##### Data

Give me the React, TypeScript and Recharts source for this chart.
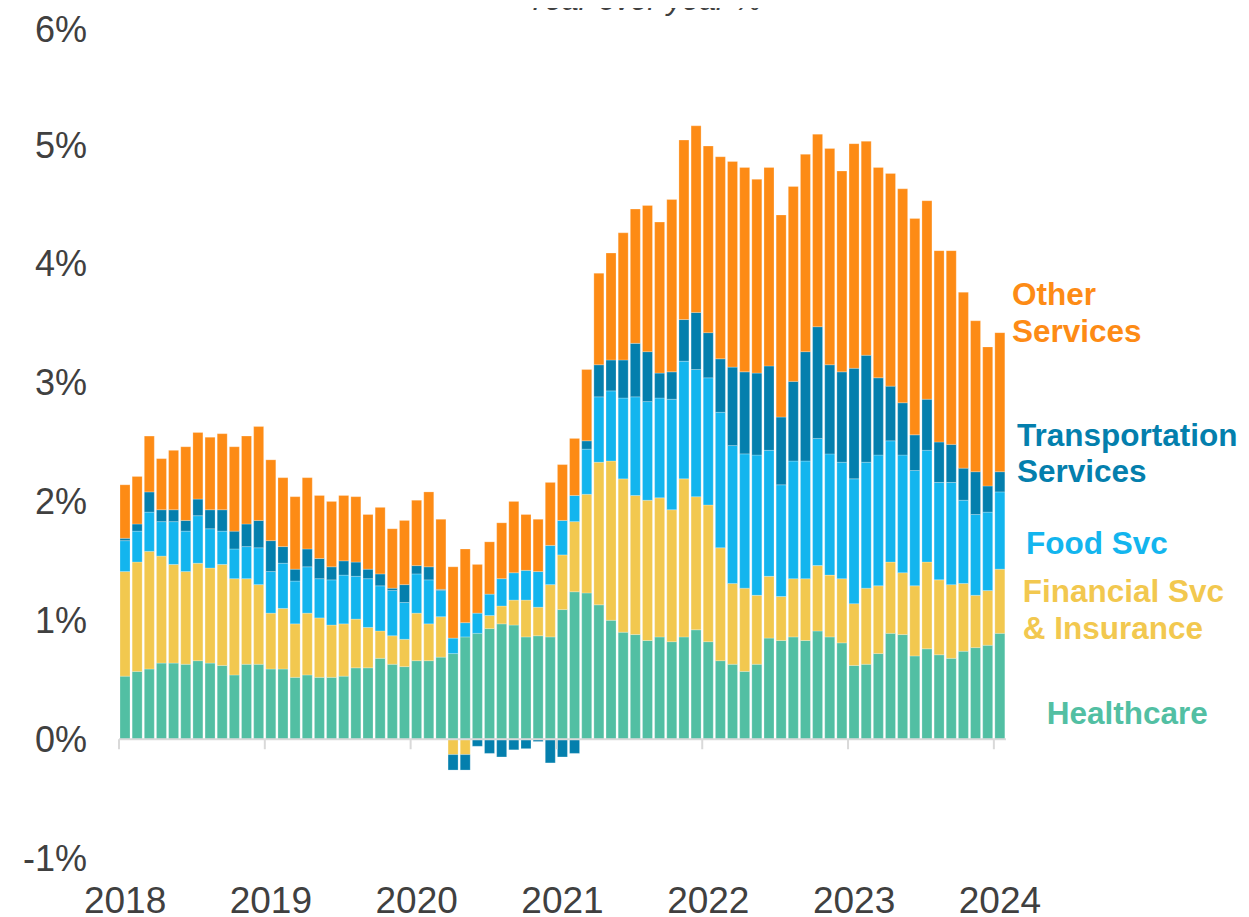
import React from 'react';
import { BarChart, Bar, XAxis, YAxis, ReferenceLine } from 'recharts';

// monthly categories, Jan 2018 .. Jan 2024
const MONTHS: string[] = [];
for (let y = 2018; y <= 2024; y++) {
  for (let m = 1; m <= 12; m++) {
    if (y === 2024 && m > 1) break;
    MONTHS.push(`${y}-${String(m).padStart(2, '0')}`);
  }
}

const YEAR_TICKS = ['2018-01', '2019-01', '2020-01', '2021-01', '2022-01', '2023-01', '2024-01'];
const Y_TICKS = [-1, 0, 1, 2, 3, 4, 5, 6];

// contributions, percentage points
const healthcare = [
  0.53, 0.57, 0.59, 0.64, 0.64, 0.63, 0.66, 0.64, 0.62, 0.54, 0.63, 0.63,
  0.59, 0.59, 0.52, 0.54, 0.52, 0.52, 0.53, 0.60, 0.60, 0.68, 0.63, 0.61,
  0.66, 0.66, 0.69, 0.72, 0.86, 0.89, 0.93, 0.97, 0.96, 0.86, 0.87, 0.86,
  1.09, 1.24, 1.23, 1.13, 1.00, 0.90, 0.88, 0.83, 0.86, 0.82, 0.86, 0.92,
  0.82, 0.66, 0.63, 0.57, 0.63, 0.85, 0.83, 0.86, 0.83, 0.91, 0.86, 0.81,
  0.62, 0.63, 0.72, 0.89, 0.88, 0.70, 0.76, 0.71, 0.68, 0.74, 0.77, 0.79,
  0.89,
];
const financial = [
  0.88, 0.92, 0.99, 0.90, 0.83, 0.78, 0.82, 0.80, 0.85, 0.81, 0.72, 0.67,
  0.47, 0.51, 0.45, 0.52, 0.50, 0.44, 0.44, 0.41, 0.34, 0.23, 0.24, 0.23,
  0.40, 0.31, 0.34, -0.13, -0.13, 0.0, 0.11, 0.15, 0.21, 0.31, 0.24, 0.44,
  0.46, 0.59, 0.83, 1.20, 1.34, 1.29, 1.17, 1.18, 1.17, 1.11, 1.33, 1.12,
  1.15, 0.95, 0.68, 0.70, 0.58, 0.52, 0.37, 0.49, 0.52, 0.55, 0.52, 0.54,
  0.52, 0.64, 0.57, 0.60, 0.52, 0.59, 0.73, 0.63, 0.62, 0.57, 0.44, 0.46,
  0.54,
];
const food = [
  0.26, 0.26, 0.33, 0.29, 0.36, 0.34, 0.40, 0.33, 0.28, 0.25, 0.27, 0.31,
  0.35, 0.38, 0.36, 0.39, 0.33, 0.38, 0.41, 0.36, 0.41, 0.38, 0.38, 0.31,
  0.33, 0.37, 0.22, 0.13, 0.12, 0.17, 0.18, 0.23, 0.23, 0.25, 0.30, 0.33,
  0.29, 0.22, 0.38, 0.55, 0.59, 0.68, 0.83, 0.83, 0.84, 0.93, 0.99, 1.07,
  1.07, 1.14, 1.16, 1.13, 1.18, 1.06, 0.94, 0.99, 0.99, 1.07, 1.02, 0.98,
  1.05, 1.06, 1.10, 1.02, 0.99, 0.97, 0.94, 0.82, 0.86, 0.70, 0.68, 0.66,
  0.65,
];
const transport = [
  0.02, 0.06, 0.17, 0.10, 0.10, 0.09, 0.14, 0.16, 0.18, 0.15, 0.19, 0.23,
  0.26, 0.14, 0.10, 0.15, 0.17, 0.11, 0.12, 0.12, 0.08, 0.10, 0.02, 0.15,
  0.07, 0.11, 0.01, -0.13, -0.13, -0.06, -0.12, -0.15, -0.09, -0.08, -0.02, -0.20,
  -0.15, -0.12, 0.07, 0.27, 0.26, 0.32, 0.45, 0.42, 0.21, 0.23, 0.35, 0.48,
  0.38, 0.45, 0.66, 0.69, 0.69, 0.71, 0.57, 0.67, 0.92, 0.94, 0.75, 0.76,
  0.93, 0.90, 0.65, 0.46, 0.44, 0.30, 0.43, 0.34, 0.32, 0.27, 0.36, 0.22,
  0.17,
];
const other = [
  0.45, 0.40, 0.47, 0.43, 0.50, 0.62, 0.56, 0.61, 0.64, 0.71, 0.74, 0.79,
  0.68, 0.58, 0.61, 0.60, 0.53, 0.55, 0.55, 0.55, 0.46, 0.56, 0.50, 0.54,
  0.55, 0.63, 0.59, 0.60, 0.62, 0.41, 0.44, 0.47, 0.60, 0.47, 0.44, 0.53,
  0.47, 0.48, 0.60, 0.77, 0.90, 1.07, 1.13, 1.23, 1.27, 1.45, 1.51, 1.57,
  1.57, 1.70, 1.73, 1.72, 1.63, 1.67, 1.70, 1.64, 1.66, 1.62, 1.82, 1.69,
  1.89, 1.80, 1.77, 1.79, 1.80, 1.82, 1.67, 1.61, 1.63, 1.48, 1.27, 1.17,
  1.17,
];

const SERIES = [
  { key: 'healthcare', color: '#52BFA3' },
  { key: 'financial', color: '#F2C84F' },
  { key: 'food', color: '#13B5EE' },
  { key: 'transport', color: '#047FAD' },
  { key: 'other', color: '#FD8B15' },
];

const data = MONTHS.map((month, i) => ({
  month,
  healthcare: healthcare[i],
  financial: financial[i],
  food: food[i],
  transport: transport[i],
  other: other[i],
}));

const FONT = '"Liberation Sans", Arial, sans-serif';
const TEXT = '#404040';
const AXIS = '#D9D9D9';

// side labels (svg overlay, baseline coords)
const LABELS = [
  { lines: ['Other', 'Services'], x: 1004, y: 297, dy: 36.7, color: '#FD8B15' },
  { lines: ['Transportation', 'Services'], x: 1009, y: 437.7, dy: 36.6, color: '#047FAD' },
  { lines: ['Food Svc'], x: 1018, y: 546, dy: 0, color: '#13B5EE' },
  { lines: ['Financial Svc', '& Insurance'], x: 1014.7, y: 593.7, dy: 37.6, color: '#F2C84F' },
  { lines: ['Healthcare'], x: 1038.7, y: 716, dy: 0, color: '#52BFA3' },
];

const OVER = 30; // overlay starts above the page so the clipped title can show

export default function App() {
  return (
    <div style={{ position: 'relative', width: 1233, height: 909 }}>
      <BarChart
        width={1233}
        height={909}
        data={data}
        stackOffset="sign"
        barCategoryGap={1}
        margin={{ top: 18, right: 235, bottom: 0, left: 0 }}
      >
        <XAxis
          dataKey="month"
          ticks={YEAR_TICKS}
          interval={0}
          tickFormatter={(v: string) => v.slice(0, 4)}
          axisLine={false}
          tickLine={false}
          tickSize={6}
          tickMargin={23}
          height={59}
          tick={{ fontSize: 37, fill: TEXT, fontFamily: FONT }}
        />
        <YAxis
          domain={[-1, 6]}
          ticks={Y_TICKS}
          tickFormatter={(v: number) => `${v}%`}
          axisLine={false}
          tickLine={false}
          tickSize={6}
          tickMargin={26}
          width={111}
          tick={{ fontSize: 36, fill: TEXT, fontFamily: FONT }}
        />
        {SERIES.map((s) => (
          <Bar
            key={s.key}
            dataKey={s.key}
            stackId="a"
            fill={s.color}
            stroke="#ffffff"
            strokeOpacity={0.4}
            strokeWidth={0.6}
            isAnimationActive={false}
          />
        ))}
        <ReferenceLine y={0} stroke={AXIS} strokeWidth={2} />
        {YEAR_TICKS.map((t) => (
          <ReferenceLine
            key={t}
            segment={[{ x: t, y: 0 }, { x: t, y: -0.085 }]}
            position="start"
            stroke={AXIS}
            strokeWidth={2}
          />
        ))}
      </BarChart>

      <svg
        width={1241}
        height={909 + OVER}
        style={{ position: 'absolute', top: -OVER, left: 0, overflow: 'visible', pointerEvents: 'none' }}
      >
        <g transform={`translate(0, ${OVER})`}>
          <text x={636} y={2} textAnchor="middle" fontSize={30.4} fontStyle="italic" fill={TEXT} fontFamily={FONT}>
            Year-over-year %
          </text>
          {LABELS.map((l) =>
            l.lines.map((line, j) => (
              <text
                key={l.lines[0] + j}
                x={l.x}
                y={l.y + j * l.dy}
                fontSize={31.5}
                fontWeight="bold"
                fill={l.color}
                fontFamily={FONT}
              >
                {line}
              </text>
            ))
          )}
        </g>
      </svg>
    </div>
  );
}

##########

* _What is expected_: Return only the lines from the start of the data through the line that contains "XAxis, YAxis, ReferenceLine", please, copying them exactly and omitting all pictures.

* _The result_:
Give me the React, TypeScript and Recharts source for this chart.
import React from 'react';
import { BarChart, Bar, XAxis, YAxis, ReferenceLine } from 'recharts';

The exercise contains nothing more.